HUM, Moscato di Terracina secco DOC, Cantina Sant’Andrea

Quando il moscato non è dolce
Mentre tutti continuano a brindare in questi ultimi giorni di festa con Moscato dolce, che sia fermo dal Trentino, Alto Adige o Sicilia o, molto più spesso, spumantizzato spaziando da Asti ai Colli Euganei, io decido di andare contro corrente.
Scelgo un Moscato dei meno conosciuti: scendo verso il sud Italia e mi fermo vicino alla capitale, a Terracina (nel vigneto di Campo Soriano per la precisione, Monumento Naturale e Parco regionale), dove la cantina Sant’Andrea, lo coltiva e lo vinifica nella sua veste più originale ed unica, quella secca.

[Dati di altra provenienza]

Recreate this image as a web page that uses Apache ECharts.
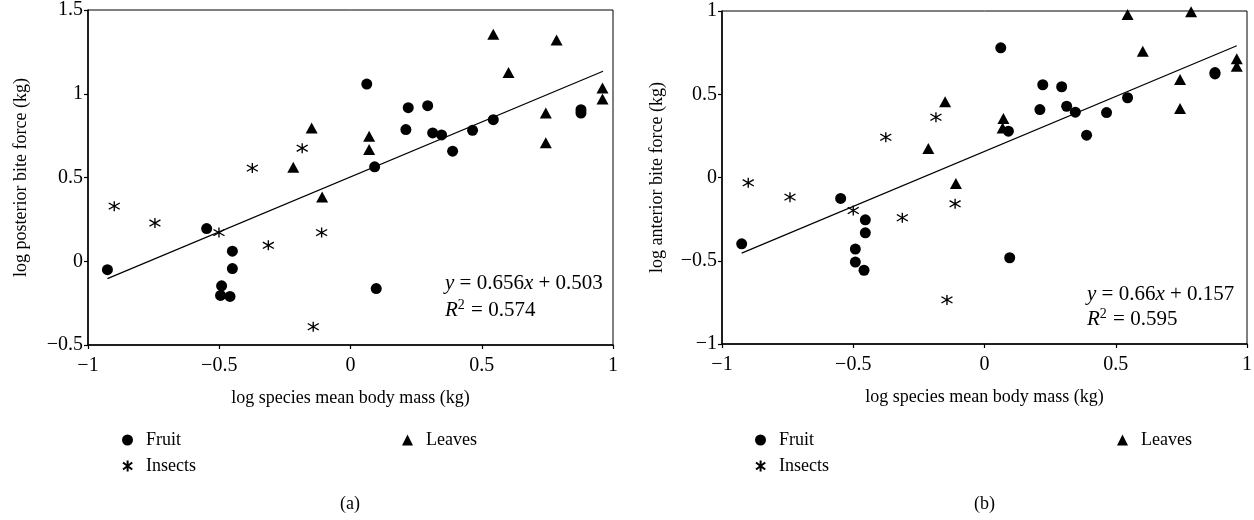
<!DOCTYPE html>
<html>
<head>
<meta charset="utf-8">
<script src="https://cdn.jsdelivr.net/npm/echarts@6/dist/echarts.min.js"></script>
<style>
html,body{margin:0;padding:0;background:#fff;}
#c{width:1254px;height:520px;}
</style>
</head>
<body>
<div id="c"></div>
<script>
// ---------- Data ----------
// Panel (a): log posterior bite force vs log species mean body mass
const fruitA = [
  [-0.926,-0.050],[-0.548,0.195],[-0.450,0.060],[-0.450,-0.044],[-0.491,-0.147],
  [-0.495,-0.204],[-0.459,-0.210],[0.098,-0.163],[0.062,1.058],[0.220,0.917],
  [0.294,0.929],[0.211,0.786],[0.313,0.766],[0.347,0.754],[0.389,0.657],
  [0.465,0.782],[0.544,0.845],[0.092,0.564],[0.878,0.885],[0.878,0.905]
];
const leavesA = [
  [-0.148,0.795],[-0.218,0.561],[-0.108,0.383],[0.071,0.746],[0.071,0.667],
  [0.544,1.355],[0.785,1.321],[0.602,1.127],[0.744,0.885],[0.744,0.707],
  [0.960,1.034],[0.960,0.968]
];
const insectsA = [
  [-0.900,0.329],[-0.745,0.228],[-0.374,0.556],[-0.184,0.675],[-0.501,0.171],
  [-0.313,0.095],[-0.142,-0.391],[-0.110,0.171]
];
const trendA = [[-0.926,-0.104],[0.962,1.134]];

// Panel (b): log anterior bite force vs log species mean body mass
const fruitB = [
  [-0.925,-0.398],[-0.548,-0.126],[-0.454,-0.254],[-0.454,-0.332],[-0.492,-0.430],
  [-0.492,-0.508],[-0.459,-0.557],[0.096,-0.482],[0.062,0.779],[0.222,0.557],
  [0.294,0.545],[0.211,0.408],[0.313,0.428],[0.346,0.392],[0.389,0.254],
  [0.465,0.390],[0.545,0.479],[0.091,0.278],[0.878,0.622],[0.878,0.630]
];
const leavesB = [
  [-0.150,0.455],[-0.214,0.174],[-0.109,-0.036],[0.072,0.354],[0.069,0.298],
  [0.545,0.979],[0.787,0.995],[0.603,0.759],[0.745,0.589],[0.745,0.414],
  [0.961,0.713],[0.961,0.668]
];
const insectsB = [
  [-0.900,-0.032],[-0.741,-0.118],[-0.376,0.242],[-0.185,0.362],[-0.500,-0.198],
  [-0.313,-0.242],[-0.112,-0.158],[-0.143,-0.735]
];
const trendB = [[-0.925,-0.454],[0.961,0.791]];

const xTicks = [-1, -0.5, 0, 0.5, 1];
const yTicksA = [-0.5, 0, 0.5, 1, 1.5];
const yTicksB = [-1, -0.5, 0, 0.5, 1];
const xName = 'log species mean body mass (kg)';
const yNameA = 'log posterior bite force (kg)';
const yNameB = 'log anterior bite force (kg)';
const eqA = ['0.656', '0.503', '0.574'];
const eqB = ['0.66', '0.157', '0.595'];
const captions = ['(a)', '(b)'];

// ---------- Styling ----------
const FONT = '"Liberation Serif", "Times New Roman", serif';
const star = 'path://M5,0L5,10M0.8,1.8L9.2,8.2M0.8,8.2L9.2,1.8';
const fmt = v => String(v).replace('-', '\u2212');

function xAxis(gi){
  return {
    type:'value', gridIndex:gi, min:-1, max:1, interval:0.5,
    name:xName, nameLocation:'middle', nameGap:44,
    nameTextStyle:{fontFamily:FONT, fontSize:18, color:'#000'},
    axisLine:{show:true, onZero:false, lineStyle:{color:'#000', width:1.5}},
    axisTick:{show:true, inside:false, length:4, lineStyle:{color:'#000', width:1.2}},
    axisLabel:{fontFamily:FONT, fontSize:20, color:'#000', margin:11, formatter:fmt},
    splitLine:{show:false}
  };
}
function yAxis(gi, min, max, name, gap){
  return {
    type:'value', gridIndex:gi, min:min, max:max, interval:0.5,
    name:name, nameLocation:'middle', nameGap:gap,
    nameTextStyle:{fontFamily:FONT, fontSize:18, color:'#000'},
    axisLine:{show:true, onZero:false, lineStyle:{color:'#000', width:1.5}},
    axisTick:{show:true, inside:false, length:4, lineStyle:{color:'#000', width:1.2}},
    axisLabel:{fontFamily:FONT, fontSize:20, color:'#000', margin:5, formatter:fmt},
    splitLine:{show:false}
  };
}
function scatter(name, data, gi, symbol, size){
  const s = {
    name:name, type:'scatter', xAxisIndex:gi, yAxisIndex:gi, data:data,
    symbol:symbol, symbolSize:size, z:3,
    itemStyle:{color:'#000', opacity:1},
    emphasis:{disabled:true}
  };
  if (symbol === star) {
    s.itemStyle = {color:'rgba(0,0,0,0)', borderColor:'#000', borderWidth:1.3, opacity:1};
  }
  return s;
}
function trend(data, gi){
  return {type:'line', xAxisIndex:gi, yAxisIndex:gi, data:data, symbol:'none',
    silent:true, lineStyle:{color:'#000', width:1.2}, z:2};
}
function legend(name, left, top){
  return {
    data:[name], left:left, top:top, orient:'horizontal', padding:0,
    itemWidth:11, itemHeight:11, selectedMode:false,
    textStyle:{fontFamily:FONT, fontSize:18, color:'#000', padding:[0,0,0,8]}
  };
}

const option = {
  backgroundColor:'#fff',
  animation:false,
  grid:[
    {left:88, right:641, top:10, bottom:175, show:true, borderColor:'#000', borderWidth:1, backgroundColor:'transparent', outerBoundsMode:'none'},
    {left:722, right:7, top:11, bottom:176, show:true, borderColor:'#000', borderWidth:1, backgroundColor:'transparent', outerBoundsMode:'none'}
  ],
  xAxis:[xAxis(0), xAxis(1)],
  yAxis:[yAxis(0, -0.5, 1.5, yNameA, 58), yAxis(1, -1, 1, yNameB, 56)],
  legend:[
    legend('Fruit', 122, 431), legend('Leaves', 402, 431), legend('Insects', 122, 457),
    legend('Fruit', 755, 431), legend('Leaves', 1117, 431), legend('Insects', 755, 457)
  ],
  series:[
    trend(trendA, 0),
    scatter('Fruit', fruitA, 0, 'circle', 11),
    scatter('Leaves', leavesA, 0, 'triangle', [12,11]),
    scatter('Insects', insectsA, 0, star, [11,10]),
    trend(trendB, 1),
    scatter('Fruit', fruitB, 1, 'circle', 11),
    scatter('Leaves', leavesB, 1, 'triangle', [12,11]),
    scatter('Insects', insectsB, 1, star, [11,10])
  ],
  graphic:[
    {type:'text', left:445, top:270, style:{
      text:'{i|y} = ' + eqA[0] + '{i|x} + ' + eqA[1] + '\n{i|R}{sup|2} = ' + eqA[2],
      font:'21px ' + FONT, fill:'#000', lineHeight:27,
      rich:{i:{fontStyle:'italic', fontFamily:FONT, fontSize:21, lineHeight:27},
            sup:{fontFamily:FONT, fontSize:14, padding:[0,1,10,0], lineHeight:27}}
    }},
    {type:'text', left:1087, top:282, style:{
      text:'{i|y} = ' + eqB[0] + '{i|x} + ' + eqB[1] + '\n{i|R}{sup|2} = ' + eqB[2],
      font:'21px ' + FONT, fill:'#000', lineHeight:25,
      rich:{i:{fontStyle:'italic', fontFamily:FONT, fontSize:21, lineHeight:25},
            sup:{fontFamily:FONT, fontSize:14, padding:[0,1,10,0], lineHeight:25}}
    }},
    {type:'text', left:340, top:495, style:{text:captions[0], font:'18px ' + FONT, fill:'#000'}},
    {type:'text', left:974, top:495, style:{text:captions[1], font:'18px ' + FONT, fill:'#000'}}
  ]
};

const chart = echarts.init(document.getElementById('c'), null, {renderer:'canvas'});
chart.setOption(option);
</script>
</body>
</html>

La brezza marina che si incanala nella valle gli dona ricche note minerali con l’aiuto del particolare terreno di origine carsica caratterizzato da argille rosse, in cui crescono le viti.
Giallo paglierino intenso con quei riflessi dorati e caldi che già preannunciano un vino morbido e strutturato al palato.
Un vino che nasce in modo particolare: l’azienda sceglie di vendemmiare le uve in periodi diversi. Circa un 25% viene raccolto attorno la metà di settembre, un po’ in anticipo sulla completa maturazione per avere una buona acidità, un 50% delle uve viene raccolto verso fine settembre a completa maturazione e il restante 25% viene lasciato in pianta e raccolto verso la prima metà di ottobre.
I grappoli profumati di Moscato di Terracina vengono raccolti a mano, diraspati delicatamente e macerati a freddo per 6/8 giorni durante i quali si avvia la fermentazione che avviene con lieviti indigeni, quelli autoctoni, propri del territorio e della pianta. Una soffice pigiatura li rende pronti per la completa fermentazione a temperatura controllata.
Le uve così come vengono raccolte in periodi separati vengono anche separatamente vinificate per poi essere unite e dar vita a questo intrigante Moscato che poi riposa per circa un mese, travasato e lasciato sulle fecce fini per alcuni mesi effettuando periodici batonnage (mescolamenti della massa per rimettere in sospensione le fecce del vino).
Viene imbottigliato e lasciato infine affinare per 6 mesi prima della commercializzazione.
Un vino al naso intenso e tipico nelle note fruttate e calde di moscato; c’è la frutta a polpa gialla e quella tropicale, c’è l’albicocca che spicca tra le note minerali e di rosa appassita. Ci sono le note zuccherine che preparano il palato che, all’assaggio, viene stupito: zucchero non ce n’è. Ricchezza, pienezza ed intensità di aromi e mineralità nella sua inconsueta, per i più, secchezza ed acidità.
Un Moscato che non vuole proprio abbracciarsi ai panettoni, al Pandoro e ai dolci di questi giorni, ma che preferisce sposarsi con piatti ben diversi: formaggi stagionati, pecorini ed erborinati, come consiglia il produttore oppure crudi di pesce, frutti di mare e, per rimanere in aria di festa, perché no con delle ostriche fresche?!